Motherlands: How States Push Mothers Out of Employment, by Leah Ruppanner

In the absence of federal legislation, each state in the United States has its own policies regarding family leave, job protection for women, and childcare. No wonder working mothers encounter such a significant disparity when it comes to childcare resources in America! Whereas conservative states like Nebraska offer affordable, readily available, and high quality childcare, progressive states that advocate for women’s economic and political power, like California, have expensive childcare, shorter school days, and mothers who are more likely to work part-time or drop out of the labor market altogether to be available for their children. In Motherlands, Leah Ruppanner cogently argues that states should look to each other to fill their policy voids. 

Good Reasons to Run: Women and Political Candidacy, edited by Shauna L. Shames, Rachel I. Bernhard, Mirya R. Holman, and Dawn Langan Teele

After the 2016 U.S. Presidential election, a large cohort of women emerged to run for office.

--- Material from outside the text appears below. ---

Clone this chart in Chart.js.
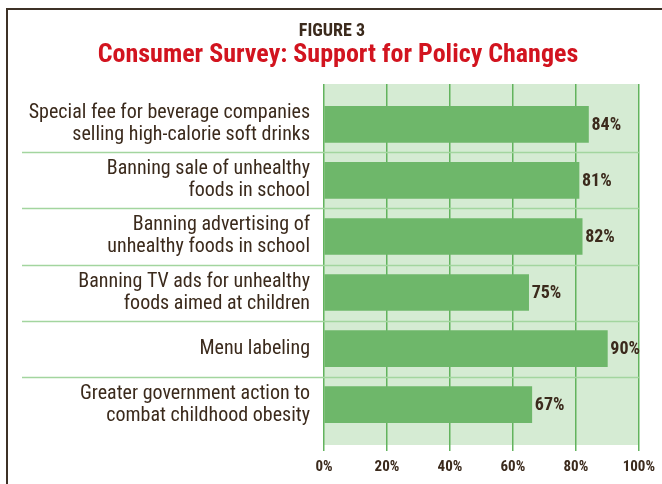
<!DOCTYPE html>
<html>
<head>
<meta charset="utf-8">
<script src="https://cdn.jsdelivr.net/npm/chart.js@4.4.1/dist/chart.umd.min.js"></script>
<style>
  html, body { margin:0; padding:0; background:#fff; }
  #wrap { position:relative; width:662px; height:484px; overflow:hidden; }
  #frame { position:absolute; left:6px; top:8px; width:700px; height:500px; border-left:2px solid #3d3126; border-top:2px solid #3d3126; }
  #chart { position:absolute; left:0; top:0; }
</style>
</head>
<body>
<div id="wrap">
  <div id="frame"></div>
  <canvas id="chart" width="662" height="484"></canvas>
</div>
<script>
// ---------- Daten ----------
const categories = [
  ['Special fee for beverage companies', 'selling high-calorie soft drinks'],
  ['Banning sale of unhealthy', 'foods in school'],
  ['Banning advertising of', 'unhealthy foods in school'],
  ['Banning TV ads for unhealthy', 'foods aimed at children'],
  ['Menu labeling'],
  ['Greater government action to', 'combat childhood obesity']
];
// bar lengths as drawn in the figure (the 75% bar is drawn shorter than its label)
const barValues = [84, 81, 82, 65, 90, 66];
const valueLabels = ['84%', '81%', '82%', '75%', '90%', '67%'];
const xTicks = [0, 20, 40, 60, 80, 100];
const figureLabel = 'FIGURE 3';
const chartTitle = 'Consumer Survey: Support for Policy Changes';

const FONT = "'Roboto Condensed', Roboto, sans-serif";
const BROWN = '#3b2a1c';

// Hintergrund der Zeichenfläche
const plotBg = {
  id: 'plotBg',
  beforeDraw(chart){
    const {ctx, chartArea:a} = chart;
    ctx.save(); ctx.fillStyle = '#d5ebd3'; ctx.fillRect(a.left, a.top, a.right - a.left, a.bottom - a.top); ctx.restore();
  }
};

// Trennlinien zwischen den Kategorien
const separators = {
  id: 'separators',
  beforeDatasetsDraw(chart){
    const {ctx, chartArea:a, scales} = chart;
    ctx.save(); ctx.strokeStyle = '#a3d59f'; ctx.lineWidth = 1.5;
    for(let i=0;i<categories.length-1;i++){
      const y = Math.round(scales.y.getPixelForValue(i + 0.5)) + 0.5;
      ctx.beginPath(); ctx.moveTo(22, y); ctx.lineTo(a.right, y); ctx.stroke();
    }
    ctx.restore();
  }
};

// Wertbeschriftungen + Überschriften
const labels = {
  id: 'labels',
  afterDatasetsDraw(chart){
    const ctx = chart.ctx; const meta = chart.getDatasetMeta(0);
    ctx.save(); ctx.fillStyle = BROWN; ctx.font = 'bold 18px ' + FONT; ctx.textAlign = 'left'; ctx.textBaseline = 'middle';
    meta.data.forEach((bar, i) => ctx.fillText(valueLabels[i], bar.x + 3, bar.y + 1));
    ctx.restore();
  },
  afterDraw(chart){
    const ctx = chart.ctx;
    ctx.save(); ctx.textAlign = 'center'; ctx.textBaseline = 'middle';
    ctx.fillStyle = BROWN; ctx.font = 'bold 18px ' + FONT; ctx.fillText(figureLabel, 332, 31);
    ctx.fillStyle = '#d2141f'; ctx.font = 'bold 26px ' + FONT; ctx.fillText(chartTitle, 338, 55);
    ctx.restore();
  }
};

new Chart(document.getElementById('chart'), {
  type: 'bar',
  data: {
    datasets: [{
      data: barValues.map((v, i) => ({x: v, y: i})),
      backgroundColor: '#6eb76a',
      borderWidth: 0,
      barThickness: 36
    }]
  },
  options: {
    indexAxis: 'y',
    responsive: false,
    animation: false,
    devicePixelRatio: 1,
    layout: { padding: { top: 84, right: 22, bottom: 1, left: 0 } },
    plugins: { legend: { display: false }, tooltip: { enabled: false }, title: { display: false } },
    scales: {
      x: {
        type: 'linear', min: 0, max: 100,
        afterBuildTicks: s => { s.ticks = xTicks.map(v => ({value: v})); },
        grid: { color: '#62b35d', lineWidth: 1.5, tickLength: 6 },
        border: { display: false },
        ticks: { color: BROWN, padding: 7, font: { family: FONT, size: 15, weight: 'bold', lineHeight: 1.2 }, callback: v => v + '%' }
      },
      y: {
        type: 'linear', reverse: true, min: -0.72, max: 5.72, offset: false,
        afterBuildTicks: s => { s.ticks = categories.map((c, i) => ({value: i})); },
        afterFit: s => { s.width = 324; },
        grid: { display: false, offset: false, drawTicks: false },
        border: { display: false },
        ticks: { color: BROWN, padding: 14, font: { family: FONT, size: 20, lineHeight: 1.1 }, callback: v => categories[v] || '' }
      }
    }
  },
  plugins: [plotBg, separators, labels]
});
</script>
</body>
</html>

Their efforts changed the landscape of candidates and representation. However, women are still far less likely than men to seek elective office, and face biases and obstacles in campaigns. (Women running for Congress make twice as many phone calls as men to raise the same contributions.) The editors and contributors to Good Reasons to Run, a mix of scholars and practitioners, examine the reasons why women run—and do not run—for political office. They focus on the opportunities, policies, and structures that promote women’s candidacies. How do nonprofits help recruit and finance women as candidates? And what role does money play in women’s campaigns?

Forthcoming this Spring

Political Black Girl Magic: The Elections and Governance of Black Female Mayors, edited by Sharon D. Wright Austin

Political Black Girl Magic explores black women’s experiences as mayors in American cities. The editor and contributors to this comprehensive volume examine black female mayoral campaigns and elections where race and gender are a factor—and where deracialized campaigns have garnered candidate support from white as well as Hispanic and Asian American voters. Chapters also consider how Black female mayors govern, from discussions of their pursuit of economic growth and how they use their power to enact positive reforms to the challenges they face that inhibit their abilities to cater to neglected communities.

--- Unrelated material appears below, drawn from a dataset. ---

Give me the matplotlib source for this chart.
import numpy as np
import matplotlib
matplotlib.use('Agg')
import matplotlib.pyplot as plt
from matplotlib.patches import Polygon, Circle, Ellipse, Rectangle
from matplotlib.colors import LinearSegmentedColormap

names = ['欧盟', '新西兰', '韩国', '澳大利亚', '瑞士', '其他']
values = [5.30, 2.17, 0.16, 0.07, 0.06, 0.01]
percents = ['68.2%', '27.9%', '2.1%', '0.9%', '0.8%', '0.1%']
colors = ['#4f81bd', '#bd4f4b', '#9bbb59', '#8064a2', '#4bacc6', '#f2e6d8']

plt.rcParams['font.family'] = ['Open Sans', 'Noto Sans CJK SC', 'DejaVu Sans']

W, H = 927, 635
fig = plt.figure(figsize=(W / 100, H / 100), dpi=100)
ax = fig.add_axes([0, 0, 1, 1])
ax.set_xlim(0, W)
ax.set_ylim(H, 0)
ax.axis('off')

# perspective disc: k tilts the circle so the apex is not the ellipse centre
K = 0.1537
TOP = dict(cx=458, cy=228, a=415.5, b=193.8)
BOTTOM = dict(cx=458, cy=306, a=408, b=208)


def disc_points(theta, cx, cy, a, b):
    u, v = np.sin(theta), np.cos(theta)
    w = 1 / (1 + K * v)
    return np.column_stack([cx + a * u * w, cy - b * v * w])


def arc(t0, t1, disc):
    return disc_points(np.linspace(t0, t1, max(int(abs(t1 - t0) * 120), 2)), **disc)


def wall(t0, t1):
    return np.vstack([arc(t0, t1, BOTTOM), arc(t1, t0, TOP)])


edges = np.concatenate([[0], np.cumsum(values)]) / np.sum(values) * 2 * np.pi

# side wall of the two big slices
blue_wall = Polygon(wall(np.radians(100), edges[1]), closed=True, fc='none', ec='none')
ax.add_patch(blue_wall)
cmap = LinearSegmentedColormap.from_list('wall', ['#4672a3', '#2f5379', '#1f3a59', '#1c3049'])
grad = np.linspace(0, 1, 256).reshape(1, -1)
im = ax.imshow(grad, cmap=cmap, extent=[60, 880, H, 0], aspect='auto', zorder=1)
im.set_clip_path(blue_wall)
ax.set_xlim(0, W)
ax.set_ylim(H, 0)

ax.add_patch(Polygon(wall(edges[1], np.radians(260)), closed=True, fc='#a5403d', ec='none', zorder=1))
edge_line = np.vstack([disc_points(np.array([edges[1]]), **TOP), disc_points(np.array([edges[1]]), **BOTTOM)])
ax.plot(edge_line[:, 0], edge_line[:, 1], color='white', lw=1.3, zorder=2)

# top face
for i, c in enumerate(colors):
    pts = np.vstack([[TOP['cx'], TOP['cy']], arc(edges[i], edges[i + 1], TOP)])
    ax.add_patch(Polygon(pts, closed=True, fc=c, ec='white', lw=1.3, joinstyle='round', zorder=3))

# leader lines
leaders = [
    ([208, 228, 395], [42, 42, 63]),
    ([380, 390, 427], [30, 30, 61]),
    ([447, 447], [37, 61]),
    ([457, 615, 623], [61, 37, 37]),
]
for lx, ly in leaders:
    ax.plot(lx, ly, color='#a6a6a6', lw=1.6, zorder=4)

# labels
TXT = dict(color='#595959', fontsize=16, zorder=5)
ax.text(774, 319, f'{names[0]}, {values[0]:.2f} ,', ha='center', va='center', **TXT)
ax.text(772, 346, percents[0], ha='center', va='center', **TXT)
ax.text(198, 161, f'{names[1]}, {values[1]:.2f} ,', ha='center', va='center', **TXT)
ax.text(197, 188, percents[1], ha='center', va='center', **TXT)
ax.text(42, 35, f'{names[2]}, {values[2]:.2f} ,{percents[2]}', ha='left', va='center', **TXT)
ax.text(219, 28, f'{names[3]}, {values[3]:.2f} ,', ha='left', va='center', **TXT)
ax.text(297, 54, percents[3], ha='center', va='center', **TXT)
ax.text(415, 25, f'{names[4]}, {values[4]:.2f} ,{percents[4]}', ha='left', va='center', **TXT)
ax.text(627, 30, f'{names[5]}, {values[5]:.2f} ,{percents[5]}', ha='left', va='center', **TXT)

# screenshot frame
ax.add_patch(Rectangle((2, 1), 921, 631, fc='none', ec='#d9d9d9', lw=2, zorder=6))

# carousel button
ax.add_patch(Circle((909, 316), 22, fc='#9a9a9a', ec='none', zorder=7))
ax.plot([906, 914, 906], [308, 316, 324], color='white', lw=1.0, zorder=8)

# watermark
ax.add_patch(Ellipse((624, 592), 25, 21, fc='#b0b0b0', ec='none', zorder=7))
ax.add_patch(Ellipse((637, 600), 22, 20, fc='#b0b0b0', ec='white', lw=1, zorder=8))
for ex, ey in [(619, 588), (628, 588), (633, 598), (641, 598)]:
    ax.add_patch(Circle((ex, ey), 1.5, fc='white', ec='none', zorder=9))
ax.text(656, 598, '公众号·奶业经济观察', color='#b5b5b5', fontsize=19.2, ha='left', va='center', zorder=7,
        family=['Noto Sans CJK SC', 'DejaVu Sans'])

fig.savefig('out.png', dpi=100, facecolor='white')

Solidarity & Care: Domestic Worker Activism in New York City, by Alana Lee Glaser

The members of the Domestic Workers United (DWU) organization—immigrant women of color employed as nannies, caregivers, and housekeepers in New York City—formed to fight for dignity and respect and to “bring meaningful change” to their work. Alana Lee Glaser examines the process of how these domestic workers organized against precarity, isolation, and exploitation to help pass the 2010 New York State Domestic Worker Bill of Rights, the first labor law in the United States protecting in-home workers.

Classic Titles

Gross Misbehavior and Wickedness: A Notorious Divorce in Early Twentieth-Century America, by Jean Elson

The bitter and public court battle waged between Nina and James Walker of Newport, Rhode Island, from 1909 to 1916 created a sensation throughout the nation, with lurid accounts of their marital troubles fueling widespread gossip. The ordeal of this high-society couple, who wed as much for status as for love, is one of the prime examples of the growing trend of women seeking divorce during the early twentieth century. Gross Misbehavior and Wickedness—which takes its title from the charges Nina levied against James for his adultery (with the family governess) and extreme cruelty—recounts the protracted legal proceedings in juicy detail.

Fireweed: A Political Autobiography, by Gerda Lerner

In Fireweed, Gerda Lerner, a pioneer and leading scholar in women’s history, tells her story of moral courage and commitment to social change with a novelist’s skill and a historian’s command of context. Lerner’s memoir focuses on the formative experiences that made her an activist for social justice before her academic career began. Lerner insists that her decades of grassroots organizing largely account for the theoretical insights she was later able to bring to the development of women’s history.